» **EXERCISE PROMPT**
Count every line that holds the string "script", and report the number alone.

[start DATA ROWS]

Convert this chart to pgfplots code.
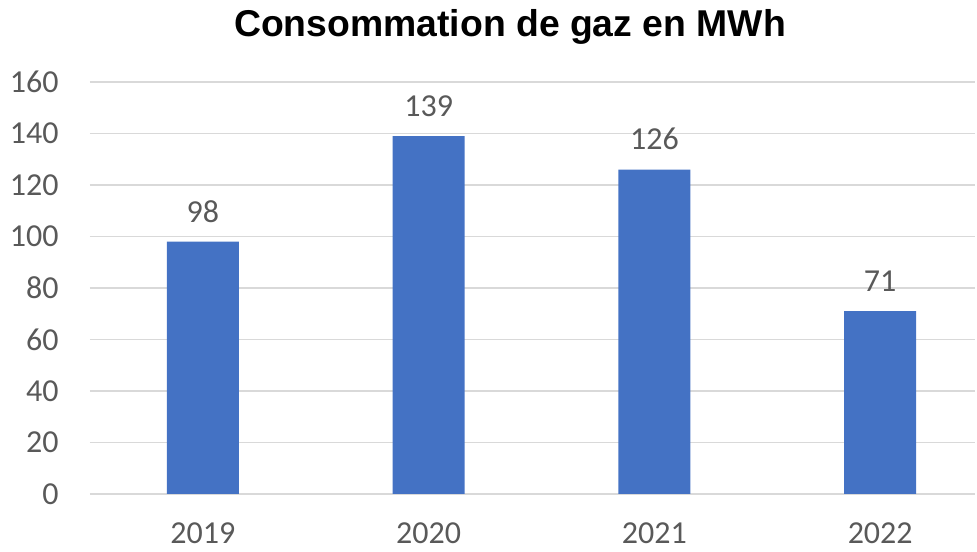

[end DATA ROWS]
[start DATA ROWS]

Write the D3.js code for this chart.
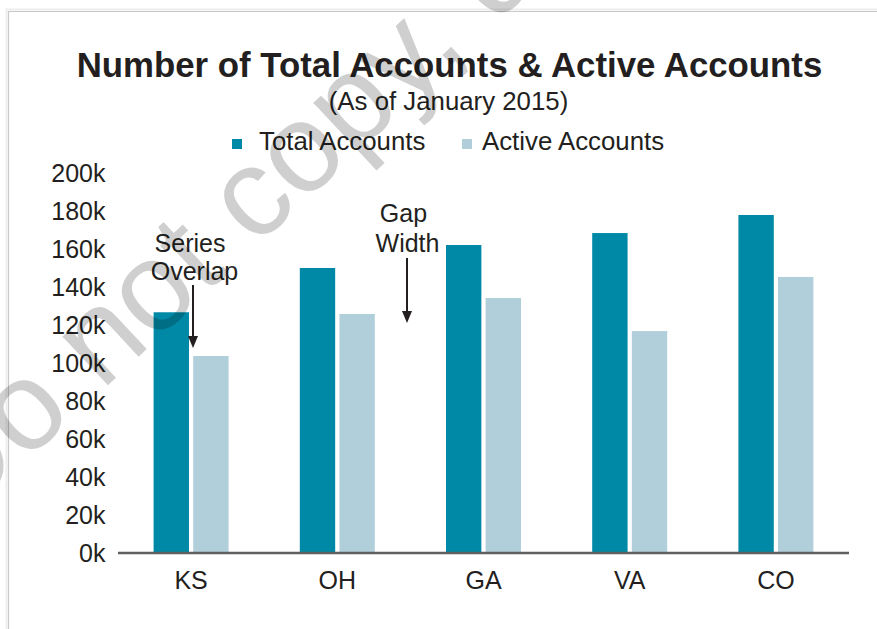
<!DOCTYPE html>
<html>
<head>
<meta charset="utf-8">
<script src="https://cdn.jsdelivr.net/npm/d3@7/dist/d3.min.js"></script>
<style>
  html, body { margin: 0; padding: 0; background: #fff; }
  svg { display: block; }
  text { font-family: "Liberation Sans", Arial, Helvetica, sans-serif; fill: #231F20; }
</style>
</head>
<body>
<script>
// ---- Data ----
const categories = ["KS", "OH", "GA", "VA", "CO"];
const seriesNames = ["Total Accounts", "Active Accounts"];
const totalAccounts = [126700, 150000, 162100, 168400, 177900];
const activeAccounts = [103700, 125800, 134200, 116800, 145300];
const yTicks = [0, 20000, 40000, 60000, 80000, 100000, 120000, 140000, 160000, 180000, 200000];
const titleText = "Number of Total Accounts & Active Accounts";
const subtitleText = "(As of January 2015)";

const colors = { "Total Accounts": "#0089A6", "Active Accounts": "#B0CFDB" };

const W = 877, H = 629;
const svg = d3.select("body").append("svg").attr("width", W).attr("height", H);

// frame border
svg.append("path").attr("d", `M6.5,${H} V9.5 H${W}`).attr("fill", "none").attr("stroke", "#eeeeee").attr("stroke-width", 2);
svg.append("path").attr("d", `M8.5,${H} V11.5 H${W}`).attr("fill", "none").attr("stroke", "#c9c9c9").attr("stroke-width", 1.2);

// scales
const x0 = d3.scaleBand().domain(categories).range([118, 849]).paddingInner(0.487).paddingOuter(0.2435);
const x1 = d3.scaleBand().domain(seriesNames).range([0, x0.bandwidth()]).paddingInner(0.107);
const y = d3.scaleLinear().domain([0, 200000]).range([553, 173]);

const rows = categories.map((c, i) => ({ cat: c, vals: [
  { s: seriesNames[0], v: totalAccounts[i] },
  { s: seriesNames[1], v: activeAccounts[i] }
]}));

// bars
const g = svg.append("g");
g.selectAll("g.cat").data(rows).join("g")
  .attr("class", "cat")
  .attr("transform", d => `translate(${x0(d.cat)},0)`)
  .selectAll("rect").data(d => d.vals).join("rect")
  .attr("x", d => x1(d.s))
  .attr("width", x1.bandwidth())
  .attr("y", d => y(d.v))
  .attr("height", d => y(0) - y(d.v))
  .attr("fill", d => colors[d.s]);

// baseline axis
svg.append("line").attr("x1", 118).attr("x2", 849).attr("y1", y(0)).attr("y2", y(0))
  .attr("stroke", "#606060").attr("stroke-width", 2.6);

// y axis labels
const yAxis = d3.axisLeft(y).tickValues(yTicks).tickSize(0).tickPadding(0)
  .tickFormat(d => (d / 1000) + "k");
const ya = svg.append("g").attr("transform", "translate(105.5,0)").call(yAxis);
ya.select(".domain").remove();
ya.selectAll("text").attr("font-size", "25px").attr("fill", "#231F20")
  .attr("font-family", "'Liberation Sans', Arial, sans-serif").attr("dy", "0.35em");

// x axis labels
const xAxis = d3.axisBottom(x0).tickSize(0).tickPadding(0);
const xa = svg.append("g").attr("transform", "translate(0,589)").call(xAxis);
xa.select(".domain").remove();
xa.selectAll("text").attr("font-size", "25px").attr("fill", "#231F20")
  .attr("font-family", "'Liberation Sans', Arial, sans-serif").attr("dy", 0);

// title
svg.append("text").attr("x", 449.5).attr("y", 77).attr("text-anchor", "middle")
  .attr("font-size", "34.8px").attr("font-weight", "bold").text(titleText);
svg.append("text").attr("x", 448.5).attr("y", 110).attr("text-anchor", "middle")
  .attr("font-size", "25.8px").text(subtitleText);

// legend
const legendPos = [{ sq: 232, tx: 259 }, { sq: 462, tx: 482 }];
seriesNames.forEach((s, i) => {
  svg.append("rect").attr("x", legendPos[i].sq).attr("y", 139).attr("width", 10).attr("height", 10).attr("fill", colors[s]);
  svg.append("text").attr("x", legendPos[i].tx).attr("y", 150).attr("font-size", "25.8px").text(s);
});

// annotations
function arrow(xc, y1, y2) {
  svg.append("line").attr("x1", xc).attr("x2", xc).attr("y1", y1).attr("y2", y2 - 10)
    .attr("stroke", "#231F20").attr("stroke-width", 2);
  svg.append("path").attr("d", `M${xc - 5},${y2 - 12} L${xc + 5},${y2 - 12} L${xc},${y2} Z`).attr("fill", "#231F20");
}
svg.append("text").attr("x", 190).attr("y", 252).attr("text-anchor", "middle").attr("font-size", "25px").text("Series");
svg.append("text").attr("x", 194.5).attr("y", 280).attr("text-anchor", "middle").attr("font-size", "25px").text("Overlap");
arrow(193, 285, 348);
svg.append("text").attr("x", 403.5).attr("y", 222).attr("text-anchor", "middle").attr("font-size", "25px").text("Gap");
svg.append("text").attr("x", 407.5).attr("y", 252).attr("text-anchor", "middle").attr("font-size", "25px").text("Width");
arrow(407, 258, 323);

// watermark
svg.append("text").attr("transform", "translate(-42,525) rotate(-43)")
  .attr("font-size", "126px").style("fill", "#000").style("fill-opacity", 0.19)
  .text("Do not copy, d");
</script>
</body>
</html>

[end DATA ROWS]
[start DATA ROWS]

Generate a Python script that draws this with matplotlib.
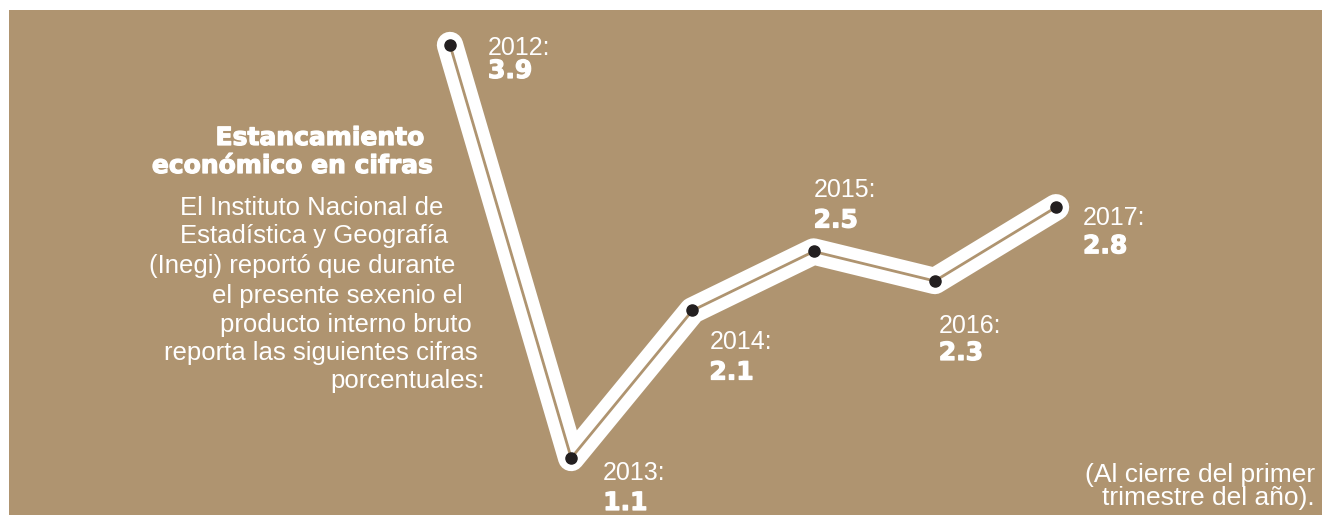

[end DATA ROWS]

» **COMPLETED TASK**
4